O que muda com a nova lei
Um dos pontos mais polêmicos é a ampliação da Licença Ambiental por Adesão e Compromisso (LAC). Ela funciona mediante uma autodeclaração do empreendedor, que afirma não explorar o meio ambiente de forma ilegal. A concessão da licença é automática, ou seja, não há exigência de estudos prévios ou análise técnica para averiguar a veracidade da declaração.
Segundo cálculo informado pela ex-presidente do Ibama Suely Araújo à imprensa, a proposta amplia o modelo de autodeclaração para 90% dos atuais licenciamentos ambientais expedidos no Brasil.
A única condição para obter a licença é que a atividade seja de pequeno ou médio porte e não cause extensa degradação ao meio ambiente. Anteriormente, a LAC era válida apenas para atividades de baixo impacto ambiental.
A licença não será autorizada se houver desmatamento de vegetação nativa, já que nesse caso há necessidade de autorização específica.
Mesmo assim, projetos em áreas sensíveis poderão usar o mecanismo. Ele será válido, por exemplo, para obras de duplicação de rodovias e dragagens, além de empreendimentos de saneamento básico.
Segundo o MMA, estes empreendimentos seriam monitorados por amostragem, dispensando a necessidade de fiscalização e ampliando o risco ambiental. A pasta também avalia que o texto enfraquece o papel do Instituto Chico Mendes de Conservação da Biodiversidade (ICMBio) ao permitir que empreendimentos em unidades de conservação sejam licenciados sem a manifestação obrigatória prévia do órgão gestor da área.
Licença especial definida por órgão político
O PL também cria uma modalidade nova, a Licença Ambiental Especial (LAE). Entram nesse rol projetos que forem considerados por decreto como prioritários ou estratégicos pelo governo federal.
Eles arão por um rito especial, com dispensa de etapas e prioridade de análise. O responsável por escolher as atividades estratégicas que contornam o licenciamento seria o Conselho de Governo, um órgão político composto por ministros de Estado e outros membros do gabinete presidencial. Tais empreendimentos podem entrar nesta lista ainda que seja "utilizador de recursos ambientais, efetiva ou potencialmente causador de significativa degradação do meio ambiente".
A criação dessa licença especial pode possibilitar, por exemplo, o avanço da autorização para a exploração de petróleo na Amazônia, como no caso do pedido feito pela Petrobras para explorar petróleo na Margem Equatorial do Rio Amazonas.

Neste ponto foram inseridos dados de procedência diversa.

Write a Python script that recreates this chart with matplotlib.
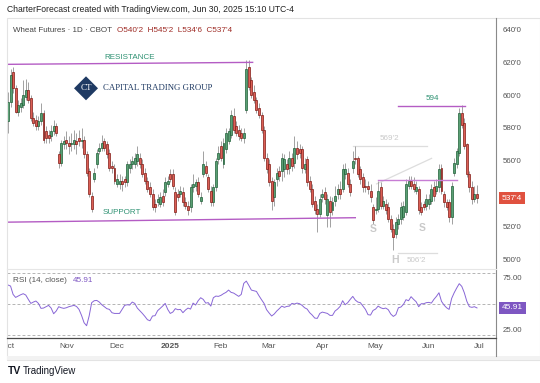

Fim da análise do impacto indireto
Segundo o ISA, o PL ainda impede que sejam exigidas condicionantes sobre os empreendimentos, inclusive em casos de significativo impacto ambiental, como desmatamento, pressão sobre comunidades indígenas, ou contaminação de corpos d'água. Isto porque ele exclui as áreas de influência indireta (AII) do processo de licenciamento. Se aprovado, o impacto secundário de hidrelétricas e ferrovias, por exemplo, não poderá ser considerado para liberação da construção.
Ainda recorre a um novo modelo de renovação automática de licenças para atividade de baixo ou médio potencial poluidor que não tenha mudado seu porte. A renovação também aconteceria via autodeclaração.
Outro ponto que muda com o novo projeto é a punição. O agente público que autorizar um licenciamento em desacordo com as normas ambientais só poderá ser punido criminalmente se houver intenção de cometer o crime.
Por fim, o texto abre um rol de treze isenções licenciamento para atividades. Entre eles, ficam dispensadas as atividades de agropecuária reguladas pelo Código Florestal, atividades militares, obras emergenciais, como as realizadas em estado de calamidade pública, obras para manutenção e ampliação de rodovias, obras de distribuição de energia elétrica e a instalação de sistemas e estações de tratamento de água e esgoto sanitário, até o atingimento das metas de universalização estabelecidas pelo Marco Legal do Saneamento Básico.